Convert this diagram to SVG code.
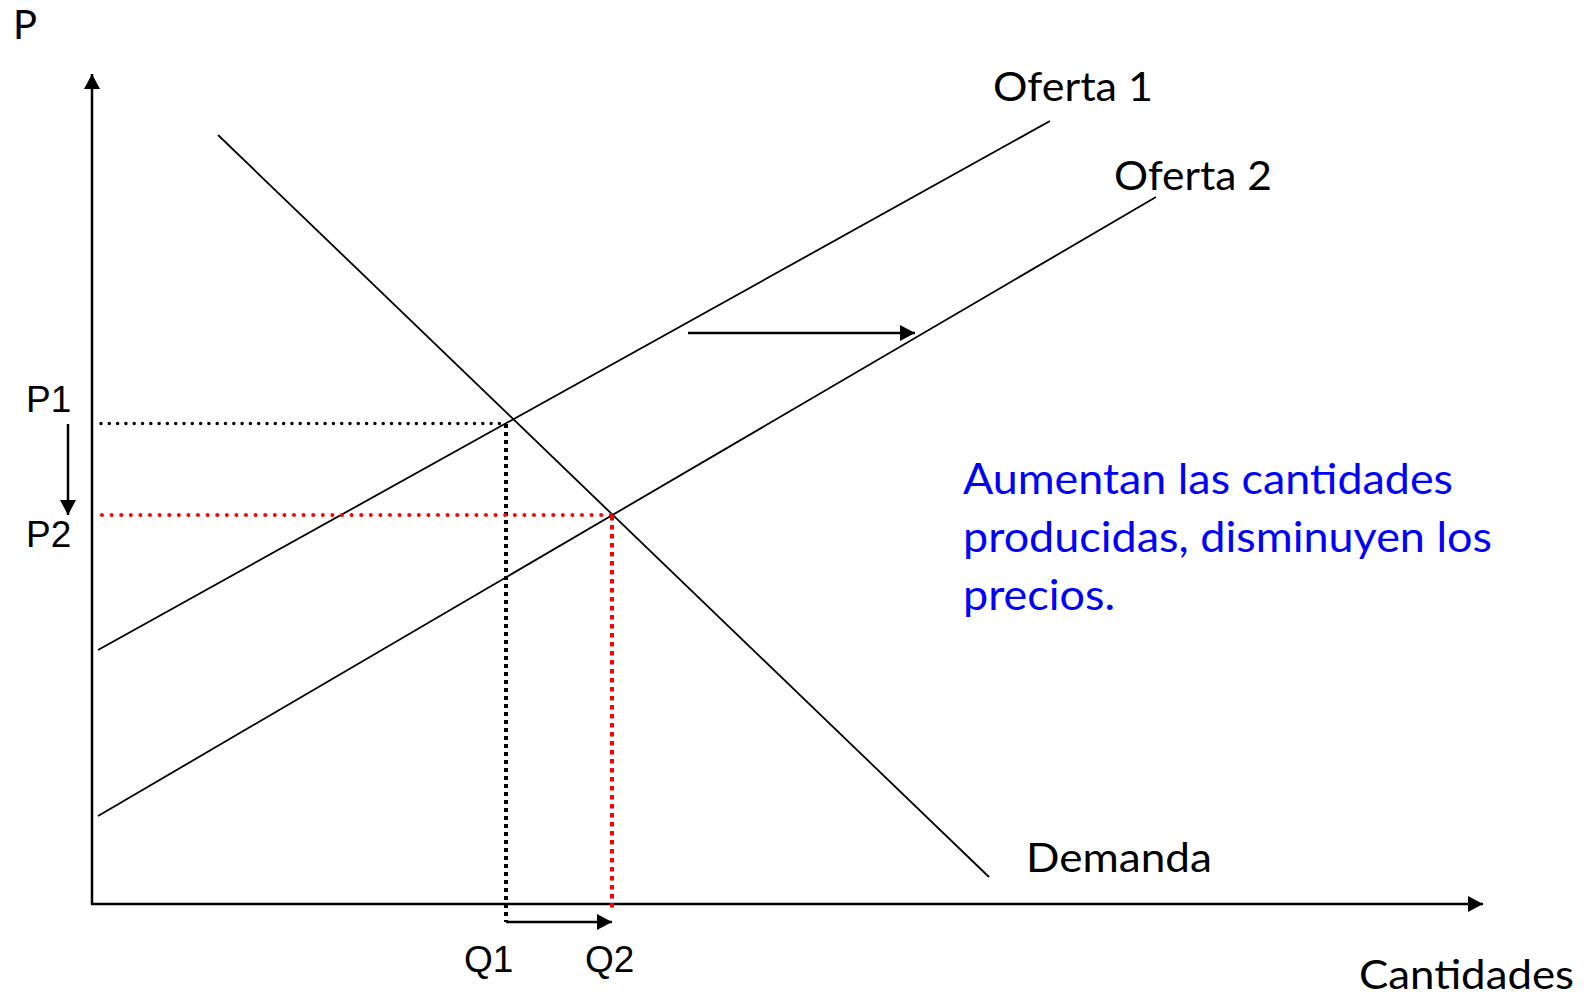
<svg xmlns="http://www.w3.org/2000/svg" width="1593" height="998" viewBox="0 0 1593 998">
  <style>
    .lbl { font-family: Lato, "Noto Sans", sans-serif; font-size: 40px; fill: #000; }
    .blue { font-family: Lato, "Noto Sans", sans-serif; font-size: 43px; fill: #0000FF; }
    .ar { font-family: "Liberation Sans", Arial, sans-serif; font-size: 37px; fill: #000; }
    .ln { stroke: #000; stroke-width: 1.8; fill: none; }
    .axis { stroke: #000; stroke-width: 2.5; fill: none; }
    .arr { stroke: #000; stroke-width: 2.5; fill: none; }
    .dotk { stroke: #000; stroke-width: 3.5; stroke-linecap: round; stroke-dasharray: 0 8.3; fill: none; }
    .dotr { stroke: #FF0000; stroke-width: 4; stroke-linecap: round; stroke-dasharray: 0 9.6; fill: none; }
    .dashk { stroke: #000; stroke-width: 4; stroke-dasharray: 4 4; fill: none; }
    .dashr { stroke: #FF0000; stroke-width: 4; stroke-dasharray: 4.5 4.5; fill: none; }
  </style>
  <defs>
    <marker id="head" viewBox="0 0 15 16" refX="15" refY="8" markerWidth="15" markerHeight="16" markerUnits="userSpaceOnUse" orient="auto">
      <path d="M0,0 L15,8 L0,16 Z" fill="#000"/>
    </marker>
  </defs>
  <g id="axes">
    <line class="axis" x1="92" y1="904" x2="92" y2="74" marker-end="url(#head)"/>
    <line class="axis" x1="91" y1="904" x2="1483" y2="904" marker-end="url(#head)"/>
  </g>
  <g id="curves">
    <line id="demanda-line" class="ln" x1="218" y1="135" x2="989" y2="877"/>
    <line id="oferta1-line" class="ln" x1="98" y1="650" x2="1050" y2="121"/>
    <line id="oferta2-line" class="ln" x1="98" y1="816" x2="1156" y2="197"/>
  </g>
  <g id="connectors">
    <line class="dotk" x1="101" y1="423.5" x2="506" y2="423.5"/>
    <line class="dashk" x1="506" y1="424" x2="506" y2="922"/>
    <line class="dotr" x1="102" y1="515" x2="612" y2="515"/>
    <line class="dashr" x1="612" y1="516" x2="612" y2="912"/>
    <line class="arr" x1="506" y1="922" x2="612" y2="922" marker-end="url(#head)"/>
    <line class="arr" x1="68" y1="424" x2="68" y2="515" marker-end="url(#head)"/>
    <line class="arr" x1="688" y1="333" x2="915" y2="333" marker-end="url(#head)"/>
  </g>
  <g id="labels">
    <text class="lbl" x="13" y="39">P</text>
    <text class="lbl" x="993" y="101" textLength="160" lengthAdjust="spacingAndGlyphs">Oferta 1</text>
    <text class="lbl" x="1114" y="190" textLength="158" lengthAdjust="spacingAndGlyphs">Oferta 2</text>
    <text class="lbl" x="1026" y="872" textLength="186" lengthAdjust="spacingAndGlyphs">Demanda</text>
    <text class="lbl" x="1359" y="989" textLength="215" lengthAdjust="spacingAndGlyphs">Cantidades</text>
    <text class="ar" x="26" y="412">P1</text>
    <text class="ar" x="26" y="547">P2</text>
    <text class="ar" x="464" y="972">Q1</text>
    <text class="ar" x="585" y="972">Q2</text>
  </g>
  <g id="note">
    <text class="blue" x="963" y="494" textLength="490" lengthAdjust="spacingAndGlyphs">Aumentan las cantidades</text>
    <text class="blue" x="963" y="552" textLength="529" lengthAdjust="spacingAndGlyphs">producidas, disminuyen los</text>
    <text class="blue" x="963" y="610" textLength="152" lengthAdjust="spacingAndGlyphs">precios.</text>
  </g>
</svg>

**Task:** Every line should be retyped exactly, with the pictures omitted.

**Output of the task:**
Convert this diagram to SVG code.
<svg xmlns="http://www.w3.org/2000/svg" width="1593" height="998" viewBox="0 0 1593 998">
  <style>
    .lbl { font-family: Lato, "Noto Sans", sans-serif; font-size: 40px; fill: #000; }
    .blue { font-family: Lato, "Noto Sans", sans-serif; font-size: 43px; fill: #0000FF; }
    .ar { font-family: "Liberation Sans", Arial, sans-serif; font-size: 37px; fill: #000; }
    .ln { stroke: #000; stroke-width: 1.8; fill: none; }
    .axis { stroke: #000; stroke-width: 2.5; fill: none; }
    .arr { stroke: #000; stroke-width: 2.5; fill: none; }
    .dotk { stroke: #000; stroke-width: 3.5; stroke-linecap: round; stroke-dasharray: 0 8.3; fill: none; }
    .dotr { stroke: #FF0000; stroke-width: 4; stroke-linecap: round; stroke-dasharray: 0 9.6; fill: none; }
    .dashk { stroke: #000; stroke-width: 4; stroke-dasharray: 4 4; fill: none; }
    .dashr { stroke: #FF0000; stroke-width: 4; stroke-dasharray: 4.5 4.5; fill: none; }
  </style>
  <defs>
    <marker id="head" viewBox="0 0 15 16" refX="15" refY="8" markerWidth="15" markerHeight="16" markerUnits="userSpaceOnUse" orient="auto">
      <path d="M0,0 L15,8 L0,16 Z" fill="#000"/>
    </marker>
  </defs>
  <g id="axes">
    <line class="axis" x1="92" y1="904" x2="92" y2="74" marker-end="url(#head)"/>
    <line class="axis" x1="91" y1="904" x2="1483" y2="904" marker-end="url(#head)"/>
  </g>
  <g id="curves">
    <line id="demanda-line" class="ln" x1="218" y1="135" x2="989" y2="877"/>
    <line id="oferta1-line" class="ln" x1="98" y1="650" x2="1050" y2="121"/>
    <line id="oferta2-line" class="ln" x1="98" y1="816" x2="1156" y2="197"/>
  </g>
  <g id="connectors">
    <line class="dotk" x1="101" y1="423.5" x2="506" y2="423.5"/>
    <line class="dashk" x1="506" y1="424" x2="506" y2="922"/>
    <line class="dotr" x1="102" y1="515" x2="612" y2="515"/>
    <line class="dashr" x1="612" y1="516" x2="612" y2="912"/>
    <line class="arr" x1="506" y1="922" x2="612" y2="922" marker-end="url(#head)"/>
    <line class="arr" x1="68" y1="424" x2="68" y2="515" marker-end="url(#head)"/>
    <line class="arr" x1="688" y1="333" x2="915" y2="333" marker-end="url(#head)"/>
  </g>
  <g id="labels">
    <text class="lbl" x="13" y="39">P</text>
    <text class="lbl" x="993" y="101" textLength="160" lengthAdjust="spacingAndGlyphs">Oferta 1</text>
    <text class="lbl" x="1114" y="190" textLength="158" lengthAdjust="spacingAndGlyphs">Oferta 2</text>
    <text class="lbl" x="1026" y="872" textLength="186" lengthAdjust="spacingAndGlyphs">Demanda</text>
    <text class="lbl" x="1359" y="989" textLength="215" lengthAdjust="spacingAndGlyphs">Cantidades</text>
    <text class="ar" x="26" y="412">P1</text>
    <text class="ar" x="26" y="547">P2</text>
    <text class="ar" x="464" y="972">Q1</text>
    <text class="ar" x="585" y="972">Q2</text>
  </g>
  <g id="note">
    <text class="blue" x="963" y="494" textLength="490" lengthAdjust="spacingAndGlyphs">Aumentan las cantidades</text>
    <text class="blue" x="963" y="552" textLength="529" lengthAdjust="spacingAndGlyphs">producidas, disminuyen los</text>
    <text class="blue" x="963" y="610" textLength="152" lengthAdjust="spacingAndGlyphs">precios.</text>
  </g>
</svg>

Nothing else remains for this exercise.